--- start DATASET CONTENT ---

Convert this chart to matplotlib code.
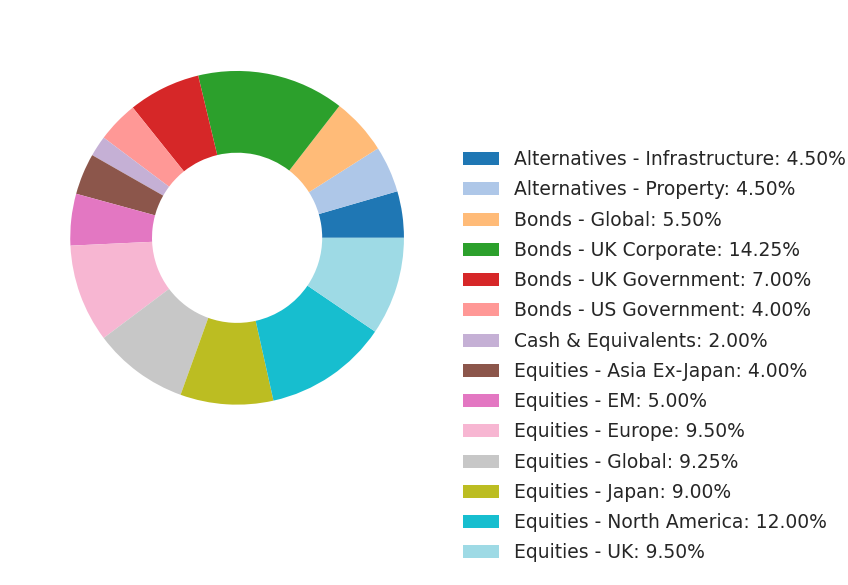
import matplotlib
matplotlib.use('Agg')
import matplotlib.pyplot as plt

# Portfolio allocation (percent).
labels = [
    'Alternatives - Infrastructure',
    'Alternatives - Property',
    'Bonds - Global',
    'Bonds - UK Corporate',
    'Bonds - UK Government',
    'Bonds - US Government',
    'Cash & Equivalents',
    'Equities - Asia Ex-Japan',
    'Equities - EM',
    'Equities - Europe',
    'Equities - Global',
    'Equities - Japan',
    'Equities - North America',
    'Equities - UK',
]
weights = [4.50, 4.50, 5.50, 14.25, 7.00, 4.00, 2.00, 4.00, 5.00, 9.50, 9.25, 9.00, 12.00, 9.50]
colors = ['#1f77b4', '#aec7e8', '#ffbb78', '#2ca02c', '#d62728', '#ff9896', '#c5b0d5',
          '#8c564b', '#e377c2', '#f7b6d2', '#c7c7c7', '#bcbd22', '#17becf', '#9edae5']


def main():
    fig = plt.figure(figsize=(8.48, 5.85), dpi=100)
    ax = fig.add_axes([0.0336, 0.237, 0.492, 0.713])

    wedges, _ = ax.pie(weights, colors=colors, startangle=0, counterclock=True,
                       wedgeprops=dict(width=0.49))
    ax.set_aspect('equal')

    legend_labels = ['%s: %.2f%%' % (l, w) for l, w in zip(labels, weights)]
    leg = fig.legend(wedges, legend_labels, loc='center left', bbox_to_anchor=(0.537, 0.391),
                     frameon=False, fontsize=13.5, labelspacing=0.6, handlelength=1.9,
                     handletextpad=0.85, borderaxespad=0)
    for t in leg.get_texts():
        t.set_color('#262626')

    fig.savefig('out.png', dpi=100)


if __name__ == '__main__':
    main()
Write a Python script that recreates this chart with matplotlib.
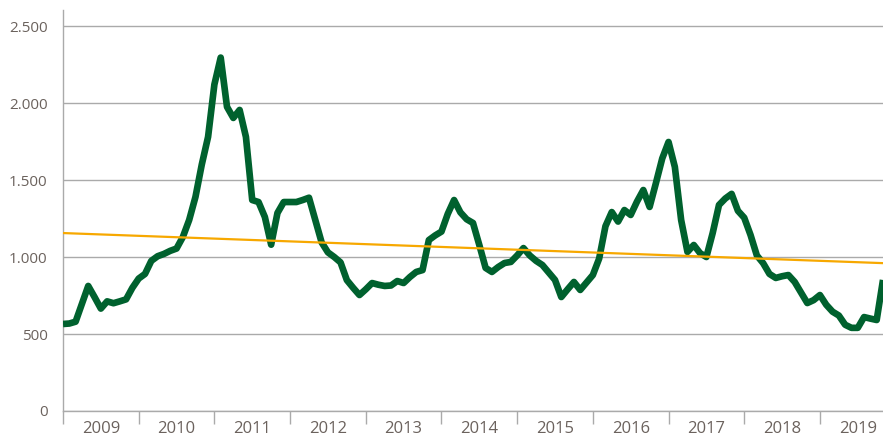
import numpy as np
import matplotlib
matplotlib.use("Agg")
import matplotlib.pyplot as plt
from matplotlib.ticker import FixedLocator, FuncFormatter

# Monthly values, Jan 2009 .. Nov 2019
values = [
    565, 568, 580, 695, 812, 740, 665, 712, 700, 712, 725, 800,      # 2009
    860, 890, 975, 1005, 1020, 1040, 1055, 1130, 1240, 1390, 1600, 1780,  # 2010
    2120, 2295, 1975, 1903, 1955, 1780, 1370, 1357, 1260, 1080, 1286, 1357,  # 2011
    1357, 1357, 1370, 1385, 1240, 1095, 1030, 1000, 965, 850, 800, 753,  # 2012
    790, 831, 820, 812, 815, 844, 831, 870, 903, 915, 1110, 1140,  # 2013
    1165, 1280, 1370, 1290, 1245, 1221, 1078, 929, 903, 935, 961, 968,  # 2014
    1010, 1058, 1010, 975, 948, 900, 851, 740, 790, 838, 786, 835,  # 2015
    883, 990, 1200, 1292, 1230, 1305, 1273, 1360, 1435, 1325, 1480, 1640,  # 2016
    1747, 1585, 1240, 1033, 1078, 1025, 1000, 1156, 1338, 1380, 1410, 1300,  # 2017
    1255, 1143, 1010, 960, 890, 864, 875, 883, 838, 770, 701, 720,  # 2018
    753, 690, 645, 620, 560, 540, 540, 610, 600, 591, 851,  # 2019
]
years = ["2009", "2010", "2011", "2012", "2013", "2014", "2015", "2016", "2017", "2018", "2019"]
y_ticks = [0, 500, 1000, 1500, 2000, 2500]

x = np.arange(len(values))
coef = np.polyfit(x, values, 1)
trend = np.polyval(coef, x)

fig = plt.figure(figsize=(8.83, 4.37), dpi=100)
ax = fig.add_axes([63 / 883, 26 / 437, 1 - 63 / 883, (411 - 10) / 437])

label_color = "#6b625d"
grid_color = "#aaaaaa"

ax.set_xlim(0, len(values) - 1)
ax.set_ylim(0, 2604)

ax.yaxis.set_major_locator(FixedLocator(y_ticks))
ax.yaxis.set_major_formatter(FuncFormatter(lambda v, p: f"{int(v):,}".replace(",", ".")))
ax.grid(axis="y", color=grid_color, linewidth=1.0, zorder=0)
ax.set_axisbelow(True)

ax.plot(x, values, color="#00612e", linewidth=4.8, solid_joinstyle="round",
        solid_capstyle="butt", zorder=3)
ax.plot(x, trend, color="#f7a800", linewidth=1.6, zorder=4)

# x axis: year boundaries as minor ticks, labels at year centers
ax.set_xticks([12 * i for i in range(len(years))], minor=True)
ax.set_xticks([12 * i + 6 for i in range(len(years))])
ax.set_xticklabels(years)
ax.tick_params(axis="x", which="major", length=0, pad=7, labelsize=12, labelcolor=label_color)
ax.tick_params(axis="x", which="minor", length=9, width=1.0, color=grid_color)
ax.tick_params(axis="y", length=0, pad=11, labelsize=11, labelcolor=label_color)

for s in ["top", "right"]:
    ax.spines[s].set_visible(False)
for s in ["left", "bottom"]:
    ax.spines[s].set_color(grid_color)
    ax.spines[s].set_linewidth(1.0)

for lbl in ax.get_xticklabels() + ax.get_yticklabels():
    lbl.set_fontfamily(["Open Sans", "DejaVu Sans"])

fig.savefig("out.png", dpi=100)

--- end DATASET CONTENT ---

§ **INSTRUCTIONS FOR THE TASK**
Retype all entries exactly as they appear, dropping the images.

§ **SOLUTION TO THIS EXERCISE**
Convert this chart to matplotlib code.
import matplotlib
matplotlib.use('Agg')
import matplotlib.pyplot as plt

# Portfolio allocation (percent).
labels = [
    'Alternatives - Infrastructure',
    'Alternatives - Property',
    'Bonds - Global',
    'Bonds - UK Corporate',
    'Bonds - UK Government',
    'Bonds - US Government',
    'Cash & Equivalents',
    'Equities - Asia Ex-Japan',
    'Equities - EM',
    'Equities - Europe',
    'Equities - Global',
    'Equities - Japan',
    'Equities - North America',
    'Equities - UK',
]
weights = [4.50, 4.50, 5.50, 14.25, 7.00, 4.00, 2.00, 4.00, 5.00, 9.50, 9.25, 9.00, 12.00, 9.50]
colors = ['#1f77b4', '#aec7e8', '#ffbb78', '#2ca02c', '#d62728', '#ff9896', '#c5b0d5',
          '#8c564b', '#e377c2', '#f7b6d2', '#c7c7c7', '#bcbd22', '#17becf', '#9edae5']


def main():
    fig = plt.figure(figsize=(8.48, 5.85), dpi=100)
    ax = fig.add_axes([0.0336, 0.237, 0.492, 0.713])

    wedges, _ = ax.pie(weights, colors=colors, startangle=0, counterclock=True,
                       wedgeprops=dict(width=0.49))
    ax.set_aspect('equal')

    legend_labels = ['%s: %.2f%%' % (l, w) for l, w in zip(labels, weights)]
    leg = fig.legend(wedges, legend_labels, loc='center left', bbox_to_anchor=(0.537, 0.391),
                     frameon=False, fontsize=13.5, labelspacing=0.6, handlelength=1.9,
                     handletextpad=0.85, borderaxespad=0)
    for t in leg.get_texts():
        t.set_color('#262626')

    fig.savefig('out.png', dpi=100)


if __name__ == '__main__':
    main()
Write a Python script that recreates this chart with matplotlib.
import numpy as np
import matplotlib
matplotlib.use("Agg")
import matplotlib.pyplot as plt
from matplotlib.ticker import FixedLocator, FuncFormatter

# Monthly values, Jan 2009 .. Nov 2019
values = [
    565, 568, 580, 695, 812, 740, 665, 712, 700, 712, 725, 800,      # 2009
    860, 890, 975, 1005, 1020, 1040, 1055, 1130, 1240, 1390, 1600, 1780,  # 2010
    2120, 2295, 1975, 1903, 1955, 1780, 1370, 1357, 1260, 1080, 1286, 1357,  # 2011
    1357, 1357, 1370, 1385, 1240, 1095, 1030, 1000, 965, 850, 800, 753,  # 2012
    790, 831, 820, 812, 815, 844, 831, 870, 903, 915, 1110, 1140,  # 2013
    1165, 1280, 1370, 1290, 1245, 1221, 1078, 929, 903, 935, 961, 968,  # 2014
    1010, 1058, 1010, 975, 948, 900, 851, 740, 790, 838, 786, 835,  # 2015
    883, 990, 1200, 1292, 1230, 1305, 1273, 1360, 1435, 1325, 1480, 1640,  # 2016
    1747, 1585, 1240, 1033, 1078, 1025, 1000, 1156, 1338, 1380, 1410, 1300,  # 2017
    1255, 1143, 1010, 960, 890, 864, 875, 883, 838, 770, 701, 720,  # 2018
    753, 690, 645, 620, 560, 540, 540, 610, 600, 591, 851,  # 2019
]
years = ["2009", "2010", "2011", "2012", "2013", "2014", "2015", "2016", "2017", "2018", "2019"]
y_ticks = [0, 500, 1000, 1500, 2000, 2500]

x = np.arange(len(values))
coef = np.polyfit(x, values, 1)
trend = np.polyval(coef, x)

fig = plt.figure(figsize=(8.83, 4.37), dpi=100)
ax = fig.add_axes([63 / 883, 26 / 437, 1 - 63 / 883, (411 - 10) / 437])

label_color = "#6b625d"
grid_color = "#aaaaaa"

ax.set_xlim(0, len(values) - 1)
ax.set_ylim(0, 2604)

ax.yaxis.set_major_locator(FixedLocator(y_ticks))
ax.yaxis.set_major_formatter(FuncFormatter(lambda v, p: f"{int(v):,}".replace(",", ".")))
ax.grid(axis="y", color=grid_color, linewidth=1.0, zorder=0)
ax.set_axisbelow(True)

ax.plot(x, values, color="#00612e", linewidth=4.8, solid_joinstyle="round",
        solid_capstyle="butt", zorder=3)
ax.plot(x, trend, color="#f7a800", linewidth=1.6, zorder=4)

# x axis: year boundaries as minor ticks, labels at year centers
ax.set_xticks([12 * i for i in range(len(years))], minor=True)
ax.set_xticks([12 * i + 6 for i in range(len(years))])
ax.set_xticklabels(years)
ax.tick_params(axis="x", which="major", length=0, pad=7, labelsize=12, labelcolor=label_color)
ax.tick_params(axis="x", which="minor", length=9, width=1.0, color=grid_color)
ax.tick_params(axis="y", length=0, pad=11, labelsize=11, labelcolor=label_color)

for s in ["top", "right"]:
    ax.spines[s].set_visible(False)
for s in ["left", "bottom"]:
    ax.spines[s].set_color(grid_color)
    ax.spines[s].set_linewidth(1.0)

for lbl in ax.get_xticklabels() + ax.get_yticklabels():
    lbl.set_fontfamily(["Open Sans", "DejaVu Sans"])

fig.savefig("out.png", dpi=100)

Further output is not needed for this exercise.